**** Provided material

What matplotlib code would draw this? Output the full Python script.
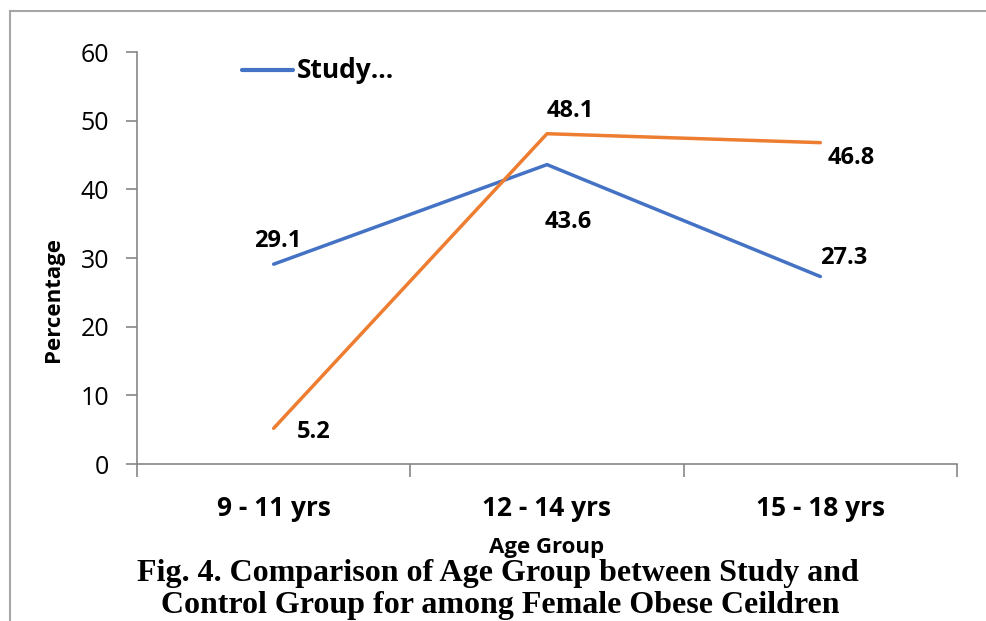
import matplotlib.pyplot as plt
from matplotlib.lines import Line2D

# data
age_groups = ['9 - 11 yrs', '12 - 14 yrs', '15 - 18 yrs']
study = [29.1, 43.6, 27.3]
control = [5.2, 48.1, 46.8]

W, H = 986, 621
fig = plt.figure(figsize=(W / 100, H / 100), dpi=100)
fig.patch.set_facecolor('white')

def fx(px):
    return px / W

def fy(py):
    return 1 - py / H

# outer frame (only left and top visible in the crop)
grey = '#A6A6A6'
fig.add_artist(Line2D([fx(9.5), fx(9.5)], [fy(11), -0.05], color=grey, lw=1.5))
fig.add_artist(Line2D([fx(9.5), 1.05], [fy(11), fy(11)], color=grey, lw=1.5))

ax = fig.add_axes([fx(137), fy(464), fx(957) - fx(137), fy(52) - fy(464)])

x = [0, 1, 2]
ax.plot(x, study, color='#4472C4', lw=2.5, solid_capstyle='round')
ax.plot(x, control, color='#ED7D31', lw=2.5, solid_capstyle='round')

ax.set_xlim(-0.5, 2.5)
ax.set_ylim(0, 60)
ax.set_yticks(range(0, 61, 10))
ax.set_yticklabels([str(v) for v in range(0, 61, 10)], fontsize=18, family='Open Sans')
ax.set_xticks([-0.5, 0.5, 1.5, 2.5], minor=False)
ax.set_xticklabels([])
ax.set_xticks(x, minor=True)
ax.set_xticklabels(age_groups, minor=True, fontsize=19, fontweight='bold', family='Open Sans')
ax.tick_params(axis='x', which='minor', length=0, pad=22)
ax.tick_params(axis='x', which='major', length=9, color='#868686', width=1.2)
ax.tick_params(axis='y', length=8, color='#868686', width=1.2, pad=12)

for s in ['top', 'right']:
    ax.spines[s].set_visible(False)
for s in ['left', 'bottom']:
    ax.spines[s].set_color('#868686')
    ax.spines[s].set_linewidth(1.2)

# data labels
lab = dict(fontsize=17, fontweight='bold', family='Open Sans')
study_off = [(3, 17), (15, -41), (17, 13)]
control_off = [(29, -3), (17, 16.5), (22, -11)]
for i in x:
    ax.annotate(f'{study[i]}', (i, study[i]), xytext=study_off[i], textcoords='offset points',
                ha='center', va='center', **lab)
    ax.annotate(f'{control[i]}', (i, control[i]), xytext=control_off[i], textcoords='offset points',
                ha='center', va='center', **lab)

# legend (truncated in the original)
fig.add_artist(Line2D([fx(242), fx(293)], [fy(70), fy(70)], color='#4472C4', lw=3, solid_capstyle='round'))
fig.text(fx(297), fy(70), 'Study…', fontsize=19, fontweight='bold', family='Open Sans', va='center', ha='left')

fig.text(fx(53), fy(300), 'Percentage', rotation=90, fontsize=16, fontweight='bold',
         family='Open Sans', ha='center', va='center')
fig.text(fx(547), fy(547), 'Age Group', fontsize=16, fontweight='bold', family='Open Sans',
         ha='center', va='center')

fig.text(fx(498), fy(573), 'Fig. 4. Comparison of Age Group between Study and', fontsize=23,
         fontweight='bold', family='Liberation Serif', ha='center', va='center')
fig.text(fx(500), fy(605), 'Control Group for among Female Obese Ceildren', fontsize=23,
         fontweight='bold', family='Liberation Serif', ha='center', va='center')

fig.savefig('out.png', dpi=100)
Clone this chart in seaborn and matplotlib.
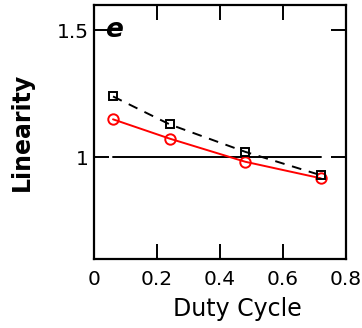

********

__Exercise task__
Across the preceding material, how many lines contain the word "this"? State the number alone.

__Result below__
2